# Hunting Walnut



## barkhousewoodworks (6 Jul 2021)

I live in the Lake District and am trying to find a piece of live edge walnut approx. 700mm x 300mm with a depth of around 25mm but I’m not worried if it’s larger than those dimensions. I’ve tried a few local specialist hardwood timber merchants but no luck. In fact one asked me to let them know if I find any so they can buy some too.

Is there anyone out there that knows of a supplier either in Cumbria or the surrounding counties who may be likely to have any I’d be very grateful if you could let me know.


----------



## Chrispy (6 Jul 2021)

Have you got the decimal point in the right places?

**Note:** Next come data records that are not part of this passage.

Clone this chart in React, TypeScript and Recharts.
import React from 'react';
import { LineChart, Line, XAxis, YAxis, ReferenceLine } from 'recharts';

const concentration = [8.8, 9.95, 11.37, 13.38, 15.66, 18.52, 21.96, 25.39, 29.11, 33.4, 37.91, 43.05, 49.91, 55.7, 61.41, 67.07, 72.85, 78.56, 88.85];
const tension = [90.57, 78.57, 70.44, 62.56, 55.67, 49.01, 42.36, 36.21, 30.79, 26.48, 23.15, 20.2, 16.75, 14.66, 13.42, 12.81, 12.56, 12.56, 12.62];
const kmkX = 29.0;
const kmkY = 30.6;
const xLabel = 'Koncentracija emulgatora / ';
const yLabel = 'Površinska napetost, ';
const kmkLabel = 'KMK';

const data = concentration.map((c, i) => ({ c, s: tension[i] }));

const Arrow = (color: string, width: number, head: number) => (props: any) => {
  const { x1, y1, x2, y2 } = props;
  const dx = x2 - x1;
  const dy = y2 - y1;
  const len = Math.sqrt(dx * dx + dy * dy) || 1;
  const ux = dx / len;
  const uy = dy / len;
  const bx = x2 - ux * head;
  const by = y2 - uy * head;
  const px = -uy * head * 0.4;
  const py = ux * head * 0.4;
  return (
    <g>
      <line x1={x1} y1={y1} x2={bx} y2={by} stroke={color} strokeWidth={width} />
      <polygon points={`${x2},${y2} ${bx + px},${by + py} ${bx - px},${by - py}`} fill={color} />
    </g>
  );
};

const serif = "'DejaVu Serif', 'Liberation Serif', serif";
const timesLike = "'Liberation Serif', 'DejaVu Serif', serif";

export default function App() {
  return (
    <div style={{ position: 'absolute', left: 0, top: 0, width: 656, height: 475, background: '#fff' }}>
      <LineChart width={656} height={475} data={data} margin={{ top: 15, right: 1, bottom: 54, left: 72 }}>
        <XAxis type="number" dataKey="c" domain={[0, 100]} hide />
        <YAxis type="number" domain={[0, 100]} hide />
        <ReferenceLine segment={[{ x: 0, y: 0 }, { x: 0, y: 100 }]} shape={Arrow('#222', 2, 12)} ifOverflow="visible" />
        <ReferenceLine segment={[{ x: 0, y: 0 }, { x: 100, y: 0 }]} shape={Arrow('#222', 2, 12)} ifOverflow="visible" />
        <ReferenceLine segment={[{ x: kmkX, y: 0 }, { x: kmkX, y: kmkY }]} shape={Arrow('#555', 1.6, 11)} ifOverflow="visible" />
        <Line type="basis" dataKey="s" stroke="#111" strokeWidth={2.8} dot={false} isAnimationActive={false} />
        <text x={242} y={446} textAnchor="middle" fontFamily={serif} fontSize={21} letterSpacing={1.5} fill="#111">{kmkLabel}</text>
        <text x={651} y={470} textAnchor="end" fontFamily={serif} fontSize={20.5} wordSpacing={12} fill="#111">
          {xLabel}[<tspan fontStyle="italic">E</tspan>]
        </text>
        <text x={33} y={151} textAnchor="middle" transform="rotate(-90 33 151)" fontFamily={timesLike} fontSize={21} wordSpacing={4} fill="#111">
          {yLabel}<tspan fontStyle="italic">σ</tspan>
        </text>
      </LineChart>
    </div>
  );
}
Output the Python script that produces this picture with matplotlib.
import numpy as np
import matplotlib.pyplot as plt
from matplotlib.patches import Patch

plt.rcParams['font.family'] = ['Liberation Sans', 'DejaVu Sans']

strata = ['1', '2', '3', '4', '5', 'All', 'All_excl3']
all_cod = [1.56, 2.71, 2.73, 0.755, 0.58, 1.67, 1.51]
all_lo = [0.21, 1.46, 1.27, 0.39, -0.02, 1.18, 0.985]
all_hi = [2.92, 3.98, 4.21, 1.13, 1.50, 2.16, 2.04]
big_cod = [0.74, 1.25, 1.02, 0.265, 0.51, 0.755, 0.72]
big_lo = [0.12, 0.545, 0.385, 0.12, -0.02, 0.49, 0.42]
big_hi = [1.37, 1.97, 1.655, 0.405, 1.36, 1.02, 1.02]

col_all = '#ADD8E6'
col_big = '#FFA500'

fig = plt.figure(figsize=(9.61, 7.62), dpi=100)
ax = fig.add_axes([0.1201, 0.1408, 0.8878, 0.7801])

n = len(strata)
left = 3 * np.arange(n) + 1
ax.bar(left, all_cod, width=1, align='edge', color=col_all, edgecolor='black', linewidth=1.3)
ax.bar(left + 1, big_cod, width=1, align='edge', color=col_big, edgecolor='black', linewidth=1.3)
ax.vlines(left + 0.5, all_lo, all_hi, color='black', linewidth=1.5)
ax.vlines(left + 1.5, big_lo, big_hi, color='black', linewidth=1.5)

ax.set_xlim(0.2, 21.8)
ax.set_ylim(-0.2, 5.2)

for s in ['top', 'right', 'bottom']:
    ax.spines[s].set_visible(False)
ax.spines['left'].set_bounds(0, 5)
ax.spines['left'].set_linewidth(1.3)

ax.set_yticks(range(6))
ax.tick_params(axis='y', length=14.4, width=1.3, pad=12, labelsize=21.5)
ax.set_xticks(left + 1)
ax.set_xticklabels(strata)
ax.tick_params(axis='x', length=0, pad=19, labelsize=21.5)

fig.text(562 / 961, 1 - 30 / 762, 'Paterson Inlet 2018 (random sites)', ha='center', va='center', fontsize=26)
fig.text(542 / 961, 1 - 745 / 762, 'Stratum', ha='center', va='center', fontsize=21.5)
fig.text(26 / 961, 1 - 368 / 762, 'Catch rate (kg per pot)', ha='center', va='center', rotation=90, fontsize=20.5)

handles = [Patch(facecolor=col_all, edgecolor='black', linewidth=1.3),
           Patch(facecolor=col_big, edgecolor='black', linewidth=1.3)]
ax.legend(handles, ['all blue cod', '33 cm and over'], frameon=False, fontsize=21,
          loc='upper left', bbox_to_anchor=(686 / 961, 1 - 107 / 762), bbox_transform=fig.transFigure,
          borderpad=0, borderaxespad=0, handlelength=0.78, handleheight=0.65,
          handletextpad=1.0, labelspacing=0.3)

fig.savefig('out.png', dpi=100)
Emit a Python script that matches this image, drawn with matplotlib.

I think you will find at those sizes it will be just bark with a sliver of sapwood on the side!


----------



## barkhousewoodworks (6 Jul 2021)

Ha, ha! Well spotted. Thanks


----------



## SkinnyB (6 Jul 2021)

Not sure if suitable:

*





Search & Shop | The Timber Stock | English Woodlands timber


Search our stock of waney edge & square edge boards, packs for joinery, furniture & timber cladding and structural oak for timber framing




www.englishwoodlandstimber.co.uk




*


----------



## Lons (6 Jul 2021)

It might be worth giving Hexhamshire Hardwoods a ring to see if they have any, they're within striking distance of the lakes.

contact - Specialists in native and imported hardwoods, located in Northumberland: Hexhamshire Hardwoods


----------



## Rorton (6 Jul 2021)

these guys deliver...






AMERICAN WALNUT SHORT LUMBER Archives - Woodwise UK







www.woodwiseuk.co.uk





nothing quite 300 wide though


----------



## Nic Rhodes (6 Jul 2021)

I would be interest to know if you are successful locally, not the easiest place to buy something like this


----------



## Suffolkboy (6 Jul 2021)

A bit further but real wood studios in Jedburgh might be worth an ask.


----------



## barkhousewoodworks (7 Jul 2021)

SkinnyB said:


> Not sure if suitable:
> 
> *
> 
> ...





Rorton said:


> these guys deliver...
> 
> 
> 
> ...





Rorton said:


> these guys deliver...
> 
> 
> 
> ...


Sorry for the late reply and many thanks. I’ll take a look


----------



## barkhousewoodworks (7 Jul 2021)

Nic Rhodes said:


> I would be interest to know if you are successful locally, not the easiest place to buy something like this


I’ll be sure to let you know.


----------